The circuit I posted will do that easily but whether it’s desirable to do it is a different question. What do you do if you want output stage negative feedback for example? Feedback could be returned to the summing junction of the input triode but with a unity gain PI there isn’t enough gain for it to be effective. The excess preamp gain exists to generate the distortion/tone. I’d just attenuate it to the level required by the power amp at the PI input.

So you are saying that the circuit you posted is not the circuit you are using? Then it's a completely different story.

I do a lot of simulations using LTspice and Microwave Office. Actually I am quite new in this tube amp stuff. Solid state, opamp and transistors are really what I used for design for decades as an engineer. BUT I do have two of the tone stack stages very close to what yours and I can tell you that the tone stack attenuates the signal by at least 1/2. And at practical setting, the attenuation is 1/3. This is just real measurement. You really need to check you simulation, I don't know what else to tell you. I tripled check with scope, sweeping frequency before I posted.

Oh yeh, you can use N-MOSFET to substitute the tubes and it will work quite similar. Whether you get the sound or not is another thing. In fact, it looks like you can use depletion mode MOSFET to substitude all the tubes in tube amp with change of bias resistors.

Yes, your circuit should work. I did not even look as I think what OP's original schematic do not have excessive voltage swing at the output. There is a difference between his simulation and the real circuit as I described. I don't even want to get into the unity gain differential stuff until that clears up. What OP posted is a basic circuit used by a lot of people and nobody have issue of excessive preamp output, and it's not.

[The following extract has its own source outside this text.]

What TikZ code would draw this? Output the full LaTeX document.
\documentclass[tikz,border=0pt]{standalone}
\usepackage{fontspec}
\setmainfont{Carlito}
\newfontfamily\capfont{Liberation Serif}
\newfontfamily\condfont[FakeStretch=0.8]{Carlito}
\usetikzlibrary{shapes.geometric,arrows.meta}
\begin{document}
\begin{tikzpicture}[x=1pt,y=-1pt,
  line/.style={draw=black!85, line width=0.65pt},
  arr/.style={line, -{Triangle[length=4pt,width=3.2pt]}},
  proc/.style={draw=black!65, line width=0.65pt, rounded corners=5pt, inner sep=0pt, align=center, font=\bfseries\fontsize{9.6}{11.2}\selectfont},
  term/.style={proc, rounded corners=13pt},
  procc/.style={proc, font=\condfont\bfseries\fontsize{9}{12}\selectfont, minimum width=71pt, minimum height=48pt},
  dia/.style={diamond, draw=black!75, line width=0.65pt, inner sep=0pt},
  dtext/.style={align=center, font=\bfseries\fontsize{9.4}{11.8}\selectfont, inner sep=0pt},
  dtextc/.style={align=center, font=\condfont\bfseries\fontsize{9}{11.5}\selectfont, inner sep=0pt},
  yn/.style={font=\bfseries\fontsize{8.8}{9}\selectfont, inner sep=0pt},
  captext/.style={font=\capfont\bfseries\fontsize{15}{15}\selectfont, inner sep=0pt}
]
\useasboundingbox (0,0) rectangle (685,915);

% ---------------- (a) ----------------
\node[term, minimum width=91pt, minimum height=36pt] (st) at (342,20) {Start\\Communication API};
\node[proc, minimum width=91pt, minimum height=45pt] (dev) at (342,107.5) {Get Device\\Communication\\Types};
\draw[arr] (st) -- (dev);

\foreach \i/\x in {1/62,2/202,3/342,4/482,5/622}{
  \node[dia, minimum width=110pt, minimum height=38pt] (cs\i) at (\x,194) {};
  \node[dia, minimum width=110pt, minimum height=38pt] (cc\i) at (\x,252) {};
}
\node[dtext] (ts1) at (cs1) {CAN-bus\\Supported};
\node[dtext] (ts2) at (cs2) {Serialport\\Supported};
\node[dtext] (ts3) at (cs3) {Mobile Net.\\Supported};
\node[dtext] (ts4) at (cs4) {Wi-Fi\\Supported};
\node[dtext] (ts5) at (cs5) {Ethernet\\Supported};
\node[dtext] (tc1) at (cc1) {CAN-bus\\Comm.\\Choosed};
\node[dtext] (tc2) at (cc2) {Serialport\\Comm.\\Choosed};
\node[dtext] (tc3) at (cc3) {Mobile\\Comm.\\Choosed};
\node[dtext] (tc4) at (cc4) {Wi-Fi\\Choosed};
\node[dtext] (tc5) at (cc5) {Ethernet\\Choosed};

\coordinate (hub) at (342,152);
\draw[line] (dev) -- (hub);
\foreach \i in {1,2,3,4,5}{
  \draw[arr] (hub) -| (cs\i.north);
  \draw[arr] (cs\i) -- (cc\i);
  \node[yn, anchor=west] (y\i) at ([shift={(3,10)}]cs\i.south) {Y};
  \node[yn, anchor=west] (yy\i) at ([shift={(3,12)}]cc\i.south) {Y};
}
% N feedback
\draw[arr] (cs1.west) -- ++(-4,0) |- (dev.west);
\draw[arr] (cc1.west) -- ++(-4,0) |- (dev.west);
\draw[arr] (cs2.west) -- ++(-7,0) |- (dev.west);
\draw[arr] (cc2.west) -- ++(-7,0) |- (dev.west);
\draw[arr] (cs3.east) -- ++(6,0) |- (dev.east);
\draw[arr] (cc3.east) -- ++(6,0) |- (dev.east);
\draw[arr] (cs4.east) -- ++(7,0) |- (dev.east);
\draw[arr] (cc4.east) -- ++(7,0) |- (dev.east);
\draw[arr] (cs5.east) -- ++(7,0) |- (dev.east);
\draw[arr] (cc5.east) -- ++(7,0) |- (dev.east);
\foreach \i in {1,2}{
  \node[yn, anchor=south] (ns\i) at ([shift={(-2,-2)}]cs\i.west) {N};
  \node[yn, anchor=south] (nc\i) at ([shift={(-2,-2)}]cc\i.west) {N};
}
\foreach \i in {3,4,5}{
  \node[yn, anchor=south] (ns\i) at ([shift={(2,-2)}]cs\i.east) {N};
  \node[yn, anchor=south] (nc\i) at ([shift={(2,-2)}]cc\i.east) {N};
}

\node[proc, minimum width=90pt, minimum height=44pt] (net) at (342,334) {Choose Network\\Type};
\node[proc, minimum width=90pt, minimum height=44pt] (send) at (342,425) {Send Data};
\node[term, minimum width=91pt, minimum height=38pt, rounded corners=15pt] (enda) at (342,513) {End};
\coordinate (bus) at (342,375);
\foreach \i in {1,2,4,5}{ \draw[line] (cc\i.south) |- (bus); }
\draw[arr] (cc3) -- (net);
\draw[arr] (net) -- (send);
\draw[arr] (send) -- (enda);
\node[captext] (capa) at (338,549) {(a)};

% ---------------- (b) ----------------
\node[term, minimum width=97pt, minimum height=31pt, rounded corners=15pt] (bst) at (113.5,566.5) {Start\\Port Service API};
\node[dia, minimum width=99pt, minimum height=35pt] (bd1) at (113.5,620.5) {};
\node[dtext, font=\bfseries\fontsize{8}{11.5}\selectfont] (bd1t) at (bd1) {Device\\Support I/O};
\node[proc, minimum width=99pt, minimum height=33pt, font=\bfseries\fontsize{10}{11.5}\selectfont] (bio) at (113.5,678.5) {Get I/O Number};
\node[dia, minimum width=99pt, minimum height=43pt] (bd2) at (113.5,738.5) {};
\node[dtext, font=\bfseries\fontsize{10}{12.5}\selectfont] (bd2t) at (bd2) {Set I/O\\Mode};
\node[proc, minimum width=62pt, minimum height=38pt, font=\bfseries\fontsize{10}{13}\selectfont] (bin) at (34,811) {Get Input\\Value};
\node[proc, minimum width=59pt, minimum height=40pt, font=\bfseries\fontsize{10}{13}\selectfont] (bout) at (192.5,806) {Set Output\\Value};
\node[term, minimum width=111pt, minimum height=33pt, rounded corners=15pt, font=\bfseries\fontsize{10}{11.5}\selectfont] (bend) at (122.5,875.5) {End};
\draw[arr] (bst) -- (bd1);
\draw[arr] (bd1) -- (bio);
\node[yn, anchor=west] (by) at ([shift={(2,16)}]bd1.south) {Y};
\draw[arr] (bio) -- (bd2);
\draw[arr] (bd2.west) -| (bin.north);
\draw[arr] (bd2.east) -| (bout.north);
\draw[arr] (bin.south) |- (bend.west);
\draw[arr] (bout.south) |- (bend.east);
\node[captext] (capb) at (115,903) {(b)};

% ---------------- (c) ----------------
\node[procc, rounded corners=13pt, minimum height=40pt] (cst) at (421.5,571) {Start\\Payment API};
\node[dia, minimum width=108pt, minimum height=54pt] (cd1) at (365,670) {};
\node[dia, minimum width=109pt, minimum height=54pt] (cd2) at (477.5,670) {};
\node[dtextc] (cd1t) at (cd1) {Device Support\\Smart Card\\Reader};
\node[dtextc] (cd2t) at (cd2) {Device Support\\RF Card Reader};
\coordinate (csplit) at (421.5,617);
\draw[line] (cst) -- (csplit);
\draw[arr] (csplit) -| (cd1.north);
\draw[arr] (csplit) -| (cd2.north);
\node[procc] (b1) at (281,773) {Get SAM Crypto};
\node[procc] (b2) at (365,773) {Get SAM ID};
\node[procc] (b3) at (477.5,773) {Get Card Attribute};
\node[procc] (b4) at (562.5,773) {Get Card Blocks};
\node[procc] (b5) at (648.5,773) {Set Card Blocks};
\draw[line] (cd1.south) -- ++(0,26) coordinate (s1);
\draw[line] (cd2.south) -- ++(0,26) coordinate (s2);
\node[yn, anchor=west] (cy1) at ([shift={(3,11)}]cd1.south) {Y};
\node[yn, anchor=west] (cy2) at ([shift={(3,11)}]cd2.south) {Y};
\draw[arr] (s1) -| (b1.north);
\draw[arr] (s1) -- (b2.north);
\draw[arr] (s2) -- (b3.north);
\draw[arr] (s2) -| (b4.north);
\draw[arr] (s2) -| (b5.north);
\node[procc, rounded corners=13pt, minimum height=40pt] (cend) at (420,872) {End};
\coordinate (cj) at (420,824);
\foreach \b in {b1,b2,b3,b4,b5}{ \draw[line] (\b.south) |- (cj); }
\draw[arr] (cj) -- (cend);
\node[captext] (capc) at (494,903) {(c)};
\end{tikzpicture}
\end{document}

Ok, I got the windows emulator back out so I could run Duncan's TSC, which is widely accepted. The Fender TS does indeed have a 20-25db insertion loss at the notch, but the Marshall stack at 100Hz, which was my test frequency, with a 1 Meg volume and 2Meg PI input impedance is only -5db down. Since the cathode follower can swing 150V and that's been verified, -5db from 150vpp is 85vpp. I then measured my guitar open A string once it settled in after the pick transient and it looks like 50mV is a bit more realistic than 100mV. With the input voltage and output load set correctly, my sim shows about 75vpp, which is close enough the figure above that I'm willing to believe it.

I think I can live with +10db of gain in the phase inverter, that would approximately match the common mode gain of the existing phase inverter, where the NFB input is traditionally routed, and use local feedback around the stage rather than getting all my feedback from the source resistors.

Then if you are willing to throw away a little more putting a resistor on top of the MV pot, you are right into the zone already.


BTW, I did not get 150Vpp swing at plate voltage of 182V. I raise ab4 to 375V to get 215V at aa3 (the plate voltage) to get barely 150V. I did lower to 185V and the swing was only about 120Vpp.

Also, there is nothing wrong to over drive the power amp a little. In my setup, I match the preamp to power amp so I do make the power amp clip some at the max to get the power amp distortion. So that gives you more room to increase the gain of the differential PI. I would guess about 4 to 6dB extra. So from your calculation of +10dB. You gain 4dB with a resistor divider, 6 db to over drive the power amp. You can now use a differential pair with gain of 10dB+4dB+6dB=20dB......which is gain of 10!!! This is easy to implement now.

A source follower can get quite a bit closer to the rails. I'm all for overdriving the power tubes. I'm just trying to avoid clipping the phase inverter in the process, since it's mosfet.